Copy out exactly the lines spanning the line with "Convert this diagram to TikZ code." to the line with "(0,0) rectangle (1670,1126);", inclusive, from the data underneath, with no pictures.
** Begin Task inputs **
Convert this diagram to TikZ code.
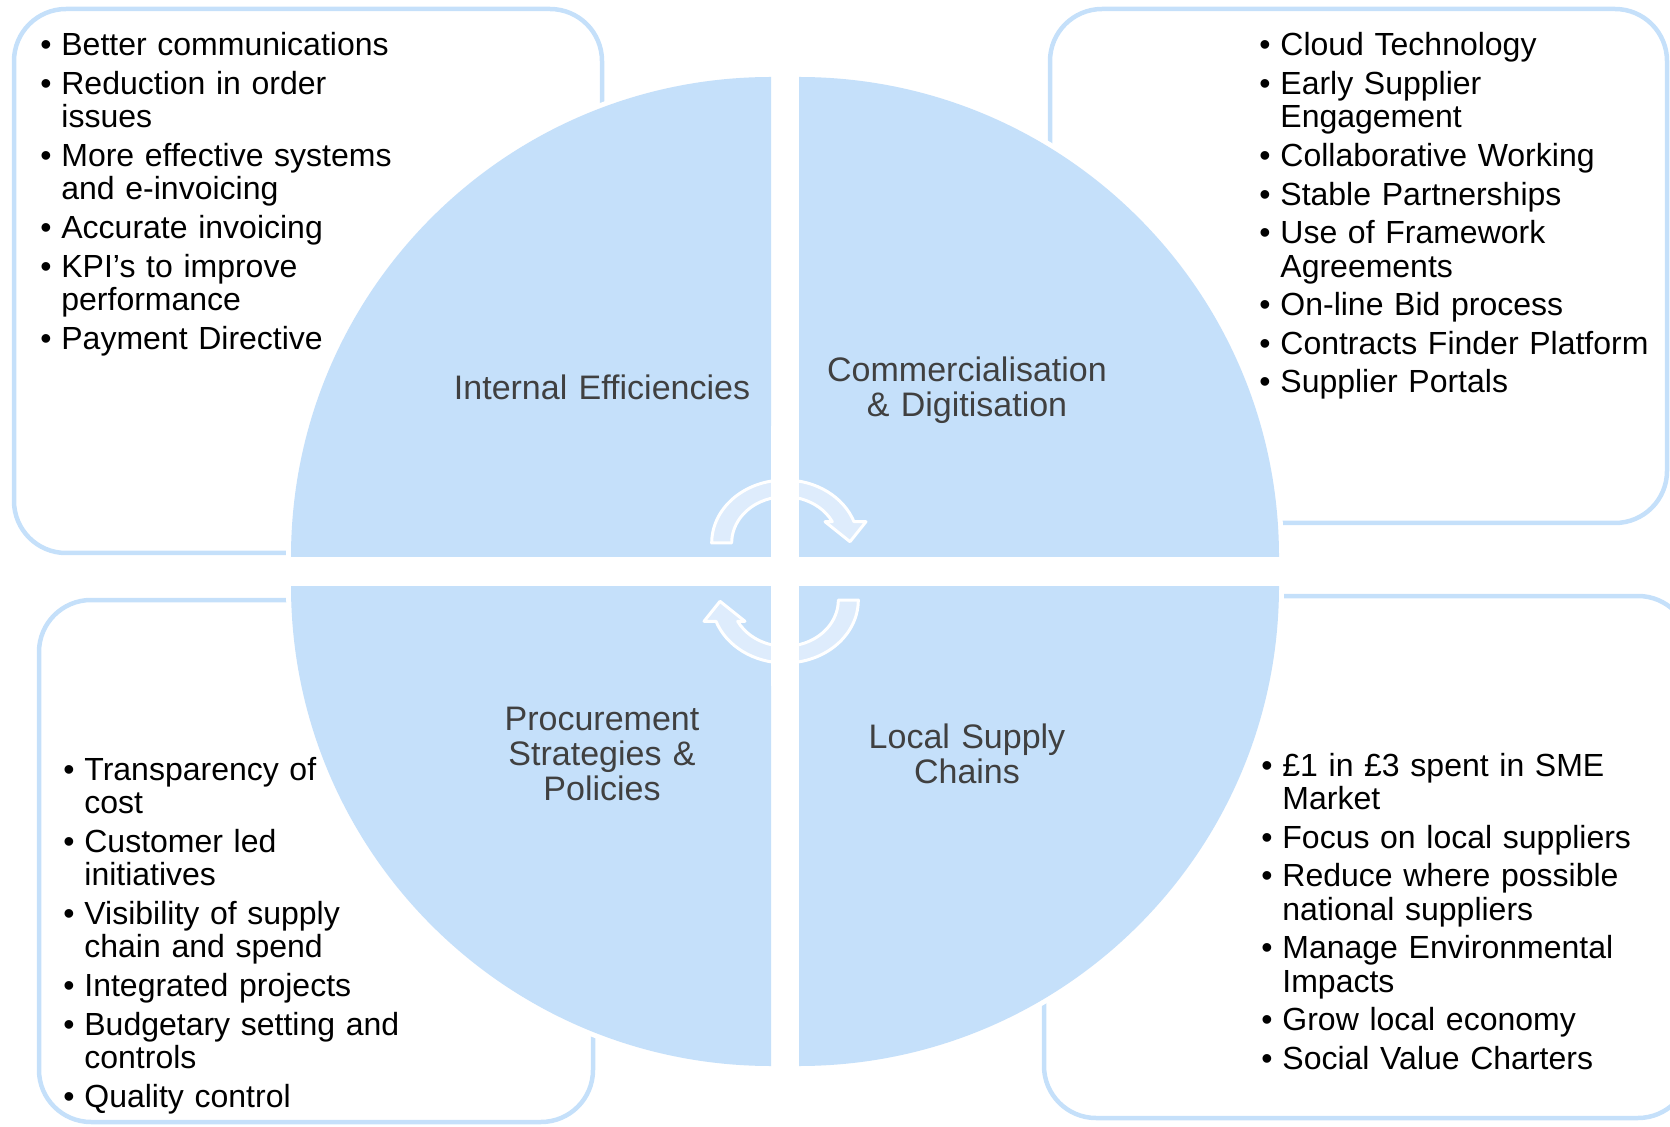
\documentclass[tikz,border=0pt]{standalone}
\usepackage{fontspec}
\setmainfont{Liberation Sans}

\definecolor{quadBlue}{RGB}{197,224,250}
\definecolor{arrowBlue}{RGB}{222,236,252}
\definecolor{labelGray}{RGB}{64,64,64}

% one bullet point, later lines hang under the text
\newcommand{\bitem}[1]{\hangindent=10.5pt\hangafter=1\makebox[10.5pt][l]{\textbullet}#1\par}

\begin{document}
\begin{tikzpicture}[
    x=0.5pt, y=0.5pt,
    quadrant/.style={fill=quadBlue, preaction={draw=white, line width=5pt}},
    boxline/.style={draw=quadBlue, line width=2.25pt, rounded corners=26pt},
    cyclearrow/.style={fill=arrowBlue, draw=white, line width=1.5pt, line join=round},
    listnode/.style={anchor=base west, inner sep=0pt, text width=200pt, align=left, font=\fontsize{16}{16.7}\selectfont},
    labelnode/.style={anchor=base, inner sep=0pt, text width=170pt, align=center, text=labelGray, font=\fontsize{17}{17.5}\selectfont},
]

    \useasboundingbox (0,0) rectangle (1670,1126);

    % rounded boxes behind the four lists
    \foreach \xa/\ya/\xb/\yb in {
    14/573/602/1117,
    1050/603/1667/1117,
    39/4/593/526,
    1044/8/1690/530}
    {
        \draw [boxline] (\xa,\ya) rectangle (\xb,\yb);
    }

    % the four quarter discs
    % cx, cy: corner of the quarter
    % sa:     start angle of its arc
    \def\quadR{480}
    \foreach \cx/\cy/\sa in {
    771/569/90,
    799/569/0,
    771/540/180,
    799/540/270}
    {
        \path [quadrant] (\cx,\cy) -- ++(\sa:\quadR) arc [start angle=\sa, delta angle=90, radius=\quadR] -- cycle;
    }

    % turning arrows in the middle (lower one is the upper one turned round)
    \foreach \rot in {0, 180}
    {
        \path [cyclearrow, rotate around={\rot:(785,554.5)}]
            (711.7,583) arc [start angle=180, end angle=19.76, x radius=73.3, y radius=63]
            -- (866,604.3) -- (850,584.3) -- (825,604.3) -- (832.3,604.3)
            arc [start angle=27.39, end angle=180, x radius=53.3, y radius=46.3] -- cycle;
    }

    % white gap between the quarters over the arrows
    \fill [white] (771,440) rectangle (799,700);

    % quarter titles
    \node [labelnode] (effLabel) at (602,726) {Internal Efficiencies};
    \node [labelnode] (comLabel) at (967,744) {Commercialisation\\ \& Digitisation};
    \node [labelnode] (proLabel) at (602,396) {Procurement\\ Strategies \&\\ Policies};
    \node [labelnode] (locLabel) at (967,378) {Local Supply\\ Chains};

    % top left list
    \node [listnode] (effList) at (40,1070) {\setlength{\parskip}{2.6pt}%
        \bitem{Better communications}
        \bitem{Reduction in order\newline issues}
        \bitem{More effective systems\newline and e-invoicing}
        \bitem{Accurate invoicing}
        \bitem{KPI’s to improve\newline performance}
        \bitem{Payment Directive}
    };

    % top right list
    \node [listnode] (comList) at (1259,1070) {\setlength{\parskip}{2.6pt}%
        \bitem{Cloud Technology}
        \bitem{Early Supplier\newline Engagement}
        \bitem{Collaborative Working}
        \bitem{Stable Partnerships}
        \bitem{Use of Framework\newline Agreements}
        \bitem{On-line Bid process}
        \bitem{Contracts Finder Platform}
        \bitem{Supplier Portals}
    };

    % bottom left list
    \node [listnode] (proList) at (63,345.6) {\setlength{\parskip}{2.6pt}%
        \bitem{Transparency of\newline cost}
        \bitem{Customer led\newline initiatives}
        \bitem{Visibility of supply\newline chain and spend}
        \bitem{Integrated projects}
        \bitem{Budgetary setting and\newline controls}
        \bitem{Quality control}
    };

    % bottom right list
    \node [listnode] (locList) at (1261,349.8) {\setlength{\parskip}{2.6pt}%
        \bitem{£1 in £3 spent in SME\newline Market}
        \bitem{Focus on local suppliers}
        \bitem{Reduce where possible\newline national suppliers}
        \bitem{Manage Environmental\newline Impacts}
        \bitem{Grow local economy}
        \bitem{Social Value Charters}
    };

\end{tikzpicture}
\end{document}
** End Task inputs **
** Begin Task inputs **
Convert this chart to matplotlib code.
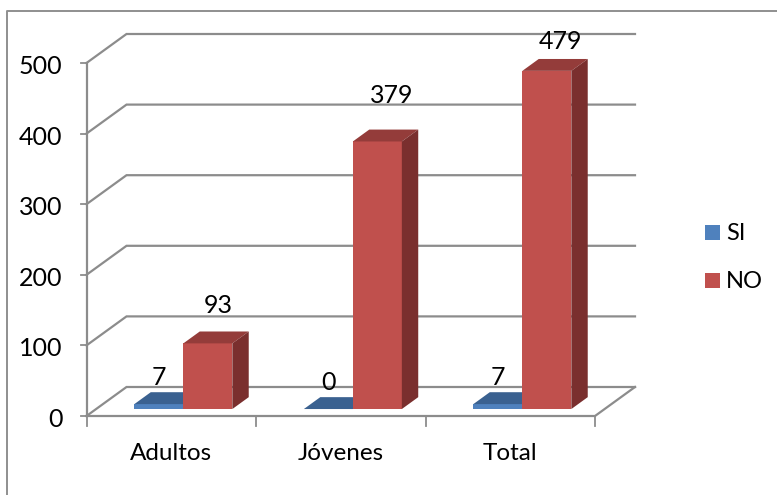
** End Task inputs **
(Right answer):
Convert this diagram to TikZ code.
\documentclass[tikz,border=0pt]{standalone}
\usepackage{fontspec}
\setmainfont{Liberation Sans}

\definecolor{quadBlue}{RGB}{197,224,250}
\definecolor{arrowBlue}{RGB}{222,236,252}
\definecolor{labelGray}{RGB}{64,64,64}

% one bullet point, later lines hang under the text
\newcommand{\bitem}[1]{\hangindent=10.5pt\hangafter=1\makebox[10.5pt][l]{\textbullet}#1\par}

\begin{document}
\begin{tikzpicture}[
    x=0.5pt, y=0.5pt,
    quadrant/.style={fill=quadBlue, preaction={draw=white, line width=5pt}},
    boxline/.style={draw=quadBlue, line width=2.25pt, rounded corners=26pt},
    cyclearrow/.style={fill=arrowBlue, draw=white, line width=1.5pt, line join=round},
    listnode/.style={anchor=base west, inner sep=0pt, text width=200pt, align=left, font=\fontsize{16}{16.7}\selectfont},
    labelnode/.style={anchor=base, inner sep=0pt, text width=170pt, align=center, text=labelGray, font=\fontsize{17}{17.5}\selectfont},
]

    \useasboundingbox (0,0) rectangle (1670,1126);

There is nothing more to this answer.